Autumn is in full swing and with the cool nights and crisp mornings comes all the smells, flavors, and sights that the season has to offer. I particularly enjoy the comfort of warm, rich flavors after the lightness of summer fare. As the thermometer drops I dig out my cinnamon, cloves, honey, molasses, and nutmeg and start shopping for apples, pears, and winter squash to satisfy my cravings.
One of my favorite fall ingredients is apple cider. I use it in cakes, cookies, frostings, as a sauce for poultry and pork, and as a great drink in it's own right. Once September hits the apple trees around the property are groaning with the weight of the crop, and this has almost been begging me to try making my own cider for quite some time now.
The cider making process itself is very simple. One merely needs to grind the apples, place them in the press, then gradually add pressure until the juice stops flowing.
These kind of things are never quite as simple as they seem, however. My primary roadblock was finding a method to grind the apples. While I had the press, I had no apple grinder and was not in the market for a $400 commercially made apple grinder. I considered a food processor, but dismissed it due to the volume of apples I was processing. My ideal apple grinder needed to be able to continuously process apples without stopping to empty anything. It also needed to do so relatively quickly, seeing as I was starting with seven crates of apples. Finally, it had to create a fine enough pomace, the term for the ground up apples, to maximize juice extraction.
After much research and tossing several ideas around I hit on a winner. I discovered that many cider makers use a new garbage disposal to grind their apples. Initially I tried an inexpensive model, which proved to be too timid to power through the quantity of apples I was using. Once I upgraded to a stronger model it was full sail ahead.
The best cider is made by mixing several varieties of apples so that you're able to utilize each variety for it's virtues. Some provide sweetness and others provide tartness, and when mixed together they created a balanced cider. After I had a batch of mixed apples ground up, I loaded them into the apple press. Prior to this I lined it with cheesecloth so that the pomace wouldn't leak out of the slats in the press. Then it was time for pressure. Lot of it. I learned the hard way that if you don't apply the pressure slowly, the pomace leaks out around the edges, so gradual increases in pressure are the key. At the end of the day I was left with a bucket of fresh squeezed apple cider, and a lot of dried out, compressed pomace, which the goats and alpacas seemed to enjoy. I pressed seven crates of apples and wound up with eight gallons of cider, a pretty good yield in my book!

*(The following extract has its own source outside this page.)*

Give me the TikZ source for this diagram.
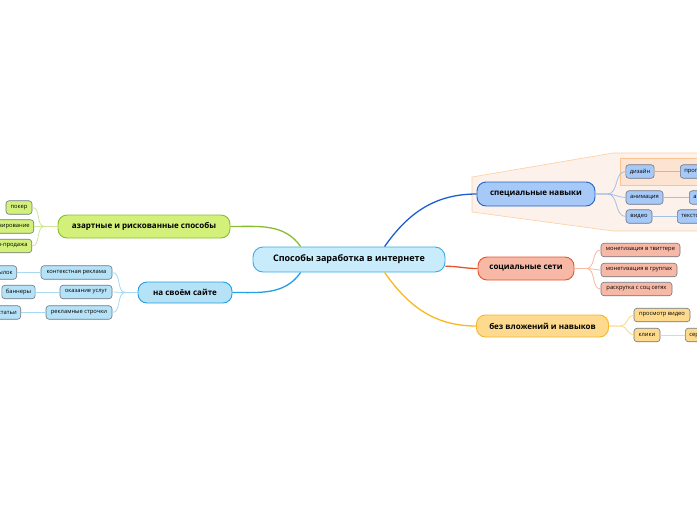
\documentclass[tikz,border=0pt]{standalone}
\usepackage{fontspec}
\setmainfont{Open Sans}
\usetikzlibrary{calc}
\definecolor{cenF}{HTML}{C8ECFC}
\definecolor{cenB}{HTML}{3FA9E8}
\definecolor{blF}{HTML}{A6C9F7}
\definecolor{blB}{HTML}{2563C9}
\definecolor{blL}{HTML}{1A5FD0}
\definecolor{blT}{HTML}{A4C0E8}
\definecolor{rdF}{HTML}{F7B9A6}
\definecolor{rdB}{HTML}{E8542A}
\definecolor{rdT}{HTML}{F5B8A2}
\definecolor{orF}{HTML}{FDDA8E}
\definecolor{orB}{HTML}{F7B52A}
\definecolor{orL}{HTML}{F9B820}
\definecolor{orT}{HTML}{FCD680}
\definecolor{grF}{HTML}{D3F07B}
\definecolor{grB}{HTML}{88BD2C}
\definecolor{grT}{HTML}{CDE59A}
\definecolor{lbF}{HTML}{B6E2F7}
\definecolor{lbB}{HTML}{22A0E2}
\definecolor{lbT}{HTML}{A7D9F3}
\definecolor{leafB}{HTML}{6F7680}
\definecolor{bndF}{HTML}{FDF1EB}
\definecolor{bndB}{HTML}{FCCF9F}
\definecolor{inF}{HTML}{FCE3D2}
\definecolor{inB}{HTML}{F9C48F}
\begin{document}
\begin{tikzpicture}[x=1pt,y=-1pt,
  central/.style={draw=cenB, fill=cenF, rounded corners=10pt, line width=0.9pt,
    minimum width=192pt, minimum height=25pt, inner sep=0pt,
    font=\bfseries\fontsize{9}{10}\selectfont},
  br/.style={rounded corners=9pt, line width=0.9pt, inner sep=0pt,
    font=\bfseries\fontsize{8}{9}\selectfont},
  leaf/.style={draw=leafB, rounded corners=3pt, line width=0.6pt, inner sep=0pt,
    inner xsep=4pt, minimum height=13.5pt, font=\fontsize{5.8}{6.5}\selectfont},
  mainline/.style={line width=1.3pt},
  thin/.style={line width=0.8pt}]
\useasboundingbox (0,0) rectangle (697,520);
\clip (0,0) rectangle (697,520);
% boundary around special skills
\draw[fill=bndF, draw=bndB, line width=0.6pt] (472,177) -- (613,153) -- (705,153) -- (705,231) -- (613,231) -- (472,212) -- cycle;
\draw[fill=inF, draw=inB, line width=0.6pt] (620,158) rectangle (705,185);
% central
\node[central] (c) at (349,259.5) {Способы заработка в интернете};
% branches
\node[br, fill=blF, draw=blB, minimum width=118pt, minimum height=24pt] (s) at (536,194) {специальные навыки};
\node[br, fill=rdF, draw=rdB, minimum width=96pt, minimum height=23pt] (so) at (526,268.5) {социальные сети};
\node[br, fill=orF, draw=orB, minimum width=132pt, minimum height=22pt] (w) at (542.5,326) {без вложений и навыков};
\node[br, fill=grF, draw=grB, minimum width=172pt, minimum height=23pt] (a) at (144,226.5) {азартные и рискованные способы};
\node[br, fill=lbF, draw=lbB, minimum width=94pt, minimum height=21pt] (o) at (185,292.5) {на своём сайте};
% special children
\node[leaf, fill=blF, minimum width=28pt] (d1) at (640,171.5) {дизайн};
\node[leaf, fill=blF, anchor=west] (d1g) at (680,171.5) {программирование};
\node[leaf, fill=blF, minimum width=37pt] (d2) at (644.5,197.5) {анимация};
\node[leaf, fill=blF, anchor=west] (d2g) at (689,197.5) {аниматор};
\node[leaf, fill=blF, minimum width=26pt] (d3) at (639,216.5) {видео};
\node[leaf, fill=blF, anchor=west] (d3g) at (677,216.5) {текстовые видео};
% social children
\node[leaf, fill=rdF, minimum width=79pt] (so1) at (640.5,250) {монетизация в твиттере};
\node[leaf, fill=rdF, minimum width=76pt] (so2) at (639,270) {монетизация в группах};
\node[leaf, fill=rdF, minimum width=71pt] (so3) at (636.5,289) {раскрутка с соц сетях};
% without children
\node[leaf, fill=orF, minimum width=56pt] (w1) at (662,315) {просмотр видео};
\node[leaf, fill=orF, minimum width=26pt] (w2) at (647,335) {клики};
\node[leaf, fill=orF, anchor=west] (w2g) at (685,335) {серфинг};
% azart children
\node[leaf, fill=grF, minimum width=26pt] (a1) at (19,207.5) {покер};
\node[leaf, fill=grF, anchor=east] (a2) at (34,226.5) {прогнозирование};
\node[leaf, fill=grF, anchor=east] (a3) at (32,246) {купля-продажа};
% own site children
\node[leaf, fill=lbF, minimum width=71pt] (o1) at (76.5,272.5) {контекстная реклама};
\node[leaf, fill=lbF, minimum width=52pt] (o2) at (86,292) {оказание услуг};
\node[leaf, fill=lbF, minimum width=66pt] (o3) at (79,312.5) {рекламные строчки};
\node[leaf, fill=lbF, anchor=east] (o1g) at (17,272.5) {ссылок};
\node[leaf, fill=lbF, minimum width=33pt] (o2g) at (18.5,292) {баннеры};
\node[leaf, fill=lbF, anchor=east] (o3g) at (21,312.5) {статьи};
% main connectors
\draw[mainline, blL] (c.20) to[out=55,in=180] (s.west);
\draw[mainline, grB] (c.165) to[out=125,in=0] (a.east);
\draw[mainline, lbB] (c.195) to[out=235,in=0] (o.east);
\draw[mainline, rdB] (c.-4) to[out=0,in=180] (so.west);
\draw[mainline, orL] (c.-20) to[out=-55,in=180] (w.west);
% fork points
\coordinate (sf) at ($(s.east)+(12,0)$);
\coordinate (sof) at ($(so.east)+(12,0)$);
\coordinate (wf) at ($(w.east)+(12,0)$);
\coordinate (af) at ($(a.west)+(-13,0)$);
\coordinate (of) at ($(o.west)+(-12,0)$);
% child connectors
\foreach \n in {d1,d2,d3} \draw[thin, blT] (s.east) -- (sf) to[out=0,in=180] (\n.west);
\foreach \n in {so1,so2,so3} \draw[thin, rdT] (so.east) -- (sof) to[out=0,in=180] (\n.west);
\foreach \n in {w1,w2} \draw[thin, orT] (w.east) -- (wf) to[out=0,in=180] (\n.west);
\foreach \n in {a1,a2,a3} \draw[thin, grT] (a.west) -- (af) to[out=180,in=0] (\n.east);
\foreach \n in {o1,o2,o3} \draw[thin, lbT] (o.west) -- (of) to[out=180,in=0] (\n.east);
\draw[thin, blT] (d1.east) -- (d1g.west);
\draw[thin, blT] (d2.east) -- (d2g.west);
\draw[thin, blT] (d3.east) -- (d3g.west);
\draw[thin, orT] (w2.east) -- (w2g.west);
\draw[thin, lbT] (o1.west) -- (o1g.east);
\draw[thin, lbT] (o2.west) -- (o2g.east);
\draw[thin, lbT] (o3.west) -- (o3g.east);
\end{tikzpicture}
\end{document}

I knew that I wanted to turn the bulk of the juice into hard cider, the topic of a future post, but I couldn't resist the opportunity to utilize some of it while it was fresh, so I created this fall punch. The primary ingredient is cider, of course, but then I paired it with fall spices, warming cognac, and just enough orange liqueur and lemon juice to balance everything out. In the end it's the perfect drink for fall parties, weekend picnics, or just sitting home by the fire.
Note: It's best to make the punch at least a day ahead so that the spices have time to flavor the cider. The punch will also keep for up to five days in the refrigerator.
Makes ten 8 oz servings
1/2 gallon cider (8 cups)
12 oz. cognac or brandy
4 oz. Grand Marnier, Cointreau, or other orange liqueur
2 lemons, juiced and rinds discarded
2 cinnamon sticks
3 pieces fresh ginger, 1/2'' thick
Combine all ingredients in a covered glass, plastic, or stainless steel container. Avoid plastic. Let macerate at least one day, or up to two. Strain out the spices and store for up to five days total. Serve over ice.